In the red zone, the Falcons personnel groupings and play-calling are questionable. When in 11 (3 WR) personnel, Atlanta is calling 74% of the plays as passes. Those 74% passes and 26% runs have a 37% success rate, which accounted for by far the most snaps (73) in the red zone. The difference is the Packers are successful on 57% of plays calling 63% (pass) / 37% (run), which is significantly less predictable than three-quarters of the time calling a pass. (all personnel statistics are from Sharpefootballstats)

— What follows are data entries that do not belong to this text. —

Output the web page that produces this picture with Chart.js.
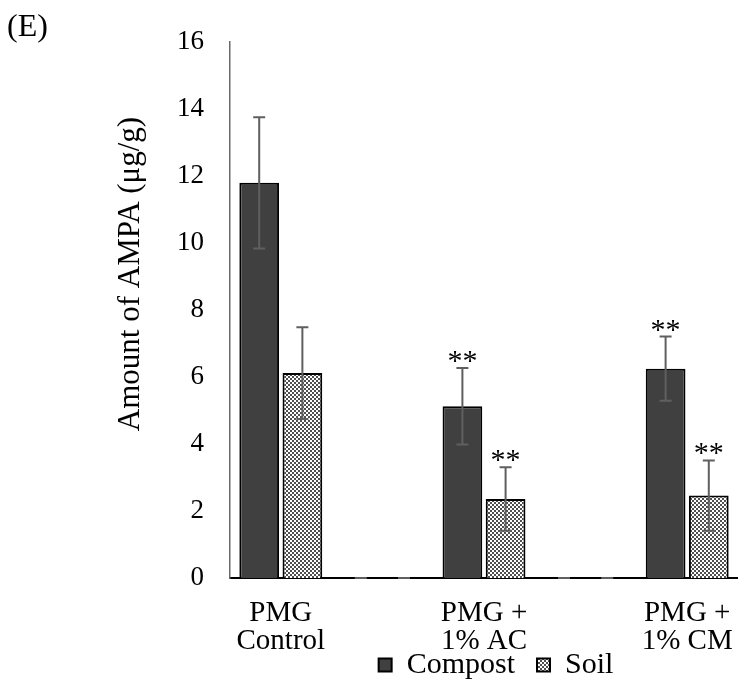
<!DOCTYPE html>
<html>
<head>
<meta charset="utf-8">
<script src="https://cdn.jsdelivr.net/npm/chart.js@4"></script>
<style>
    html, body { margin: 0; padding: 0; background: #fff; overflow: hidden; }
    #wrap { width: 738px; height: 698px; position: relative; }
</style>
</head>
<body>
<div id="wrap"><canvas id="ampaCanvas"></canvas></div>
<script>
// Categories (empty ones are the spacer groups Excel left between treatments)
const categories = [['PMG', 'Control'], '', ['PMG +', '1% AC'], '', ['PMG +', '1% CM']];

// Amount of AMPA (µg/g)
const compostValues = [11.8, 0, 5.13, 0, 6.25];
const compostErrors = [1.96, 0, 1.14, 0, 0.96];
const soilValues = [6.12, 0, 2.36, 0, 2.46];
const soilErrors = [1.37, 0, 0.95, 0, 1.05];

// Significance marks drawn above the error bars
const compostMarks = ['', '', '**', '', '**'];
const soilMarks = ['', '', '**', '', '**'];

const yMin = 0;
const yMax = 16;
const yStep = 2;

const serif = "'Liberation Serif', 'Times New Roman', serif";

// Checkered fill used by the Soil series
function makeChecker() {
    const c = document.createElement('canvas');
    c.width = 4;
    c.height = 4;
    const g = c.getContext('2d');
    g.fillStyle = '#ffffff';
    g.fillRect(0, 0, 4, 4);
    g.fillStyle = '#505050';
    g.fillRect(0, 0, 2, 2);
    g.fillRect(2, 2, 2, 2);
    return g.createPattern(c, 'repeat');
}

// Draws error bars and the ** marks for every bar
const errorBarPlugin = {
    id: 'errorBars',
    afterDatasetsDraw(chart) {
        const ctx = chart.ctx;
        const yScale = chart.scales.y;
        ctx.save();
        chart.data.datasets.forEach((ds, i) => {
            const meta = chart.getDatasetMeta(i);
            meta.data.forEach((bar, j) => {
                const v = ds.data[j];
                const e = ds.errors[j];
                const x = bar.x;
                const top = yScale.getPixelForValue(v + e);
                const bot = yScale.getPixelForValue(Math.max(v - e, 0));
                ctx.strokeStyle = '#5f5f5f';
                ctx.lineWidth = 2;
                ctx.beginPath();
                ctx.moveTo(x, top);
                ctx.lineTo(x, bot);
                ctx.moveTo(x - 6, top);
                ctx.lineTo(x + 6, top);
                ctx.moveTo(x - 6, bot);
                ctx.lineTo(x + 6, bot);
                ctx.stroke();

                const mark = ds.marks[j];
                if (mark) {
                    ctx.fillStyle = '#000';
                    ctx.font = '30px ' + serif;
                    ctx.textAlign = 'center';
                    ctx.textBaseline = 'alphabetic';
                    ctx.fillText('*', x - 7.5, top + 2);
                    ctx.fillText('*', x + 7.5, top + 2);
                }
            });
        });
        ctx.restore();
    }
};

// Panel letter and the y axis title
const annotationPlugin = {
    id: 'panelText',
    afterLayout(chart) {
        // Excel centred its legend a little right of the plot centre
        if (chart.legend) {
            chart.legend.left += 12;
            chart.legend.right += 12;
        }
    },
    afterDraw(chart) {
        const ctx = chart.ctx;
        ctx.save();
        ctx.fillStyle = '#000';
        ctx.font = '32px ' + serif;
        ctx.textAlign = 'left';
        ctx.textBaseline = 'middle';
        ctx.fillText('(E)', 7, 28);

        ctx.translate(131, 274);
        ctx.rotate(-Math.PI / 2);
        ctx.font = '31px ' + serif;
        ctx.textAlign = 'center';
        ctx.fillText('Amount of AMPA (μg/g)', 0, 0);
        ctx.restore();
    }
};

function initializeChart() {
    const canvas = document.getElementById('ampaCanvas');
    if (!canvas) {
        console.error('Canvas element not found');
        return;
    }
    const ctx = canvas.getContext('2d');

    new Chart(ctx, {
        type: 'bar',
        data: {
            labels: categories,
            datasets: [
                {
                    label: 'Compost',
                    data: compostValues,
                    errors: compostErrors,
                    marks: compostMarks,
                    backgroundColor: '#404040',
                    borderColor: '#000000',
                    borderWidth: 2,
                    categoryPercentage: 0.85,
                    barPercentage: 0.92
                },
                {
                    label: 'Soil',
                    data: soilValues,
                    errors: soilErrors,
                    marks: soilMarks,
                    backgroundColor: makeChecker(),
                    borderColor: '#000000',
                    borderWidth: 2,
                    categoryPercentage: 0.85,
                    barPercentage: 0.92
                }
            ]
        },
        options: {
            responsive: true,
            maintainAspectRatio: false,
            animation: false,
            devicePixelRatio: 1,
            layout: {
                padding: { top: 39, right: 0, bottom: 8, left: 0 }
            },
            scales: {
                x: {
                    grid: { display: false, drawTicks: false },
                    border: { color: '#000000', width: 2 },
                    ticks: {
                        color: '#000',
                        font: { family: serif, size: 29, lineHeight: 0.95 },
                        padding: 22,
                        maxRotation: 0,
                        autoSkip: false
                    },
                    afterFit: (scale) => {
                        scale.height = 50;
                        scale.paddingLeft = 0;
                        scale.paddingRight = 0;
                        // let the two-line labels run into the legend band as in the original
                        scale._computeLabelArea = () => undefined;
                    }
                },
                y: {
                    min: yMin,
                    max: yMax,
                    grid: { display: false, drawTicks: false },
                    border: { color: '#6a6a6a', width: 1.5 },
                    ticks: {
                        stepSize: yStep,
                        color: '#000',
                        font: { family: serif, size: 27 },
                        padding: 26
                    },
                    afterFit: (scale) => { scale.width = 230; }
                }
            },
            plugins: {
                legend: {
                    position: 'bottom',
                    fullSize: false,
                    labels: {
                        color: '#000',
                        font: { family: serif, size: 30 },
                        boxWidth: 13,
                        boxHeight: 13,
                        padding: 22
                    }
                },
                tooltip: { enabled: false }
            }
        },
        plugins: [errorBarPlugin, annotationPlugin]
    });
}

document.addEventListener('DOMContentLoaded', initializeChart);
</script>
</body>
</html>
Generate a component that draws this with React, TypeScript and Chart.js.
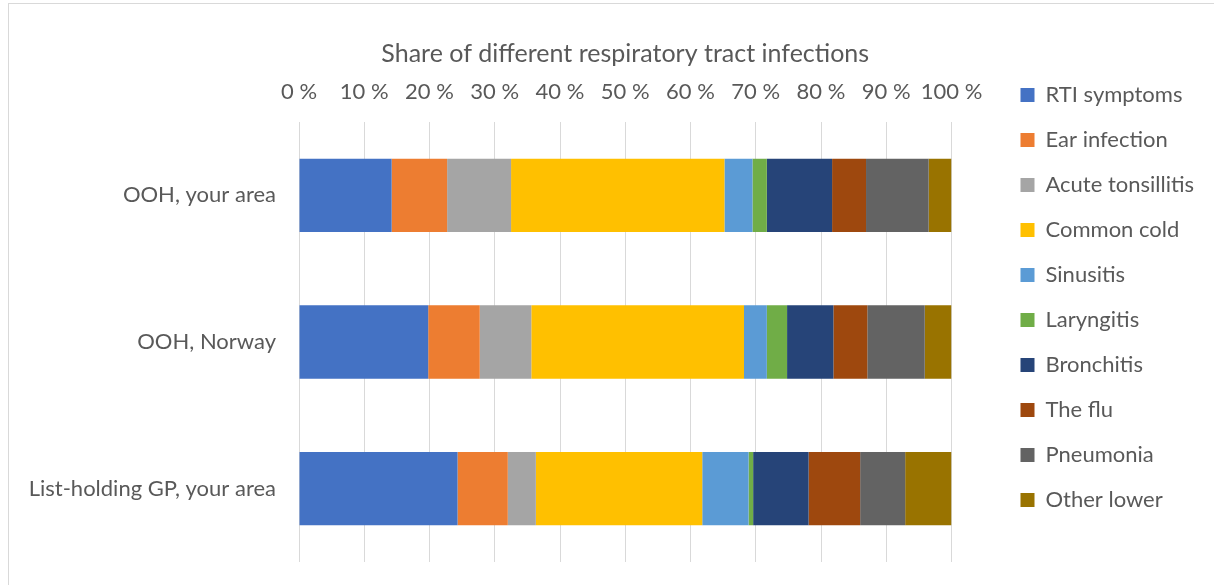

But the discrepancies do not end there. In 12 (2 WR) personnel, the Falcons are 29% successful on 29% (pass) / 71% (run) of all their plays. Comparatively, the Packers have a much more balanced approach in 12 personnel, calling passes on 40% of plays and runs on the other 60%. The Packers are a much more balanced offense that is less predictable. Need more proof? In 21 (2 WR) personnel, the Falcons have a 25% (pass) and 75% (run) play calling ratio. Whereas the Packers have a 52% (pass) and 48% (run) play calling ratio. (all personnel statistics are from Sharpefootballstats)
Above is a chart of the red-zone tendencies and play frequencies vs. success of the Falcons and Packers offenses. The first down play call and resulting success of the play are astounding. The Packers are at an ideal 50/50 pass/run play call when in the red zone with 1st and 10 on the chains. The Falcons are at a predictable 32/68 pass/run play call in the same situation. See the problem?
Those first down calls result in mostly 2nd and short (1-3 yards) for Green Bay, while the Falcons called the most plays from 2nd and long (8-10). The trend continues on 3rd down. The Packers called most of their 3rd-down plays within 1-3 yards of the first down marker, while the Falcons called most their 3rd-down plays within 4-7 yards of the first down. The play-calls being balanced gives the offense a better chance of dealing with short-yardage 2nd and 3rd downs.
The entire offense in Green Bay has a plan; one play call sets up another. This is the modern NFL offense, and if the Falcons do not hire someone capable of using personnel and formations for mismatches, then it will be much of the same from the next regime.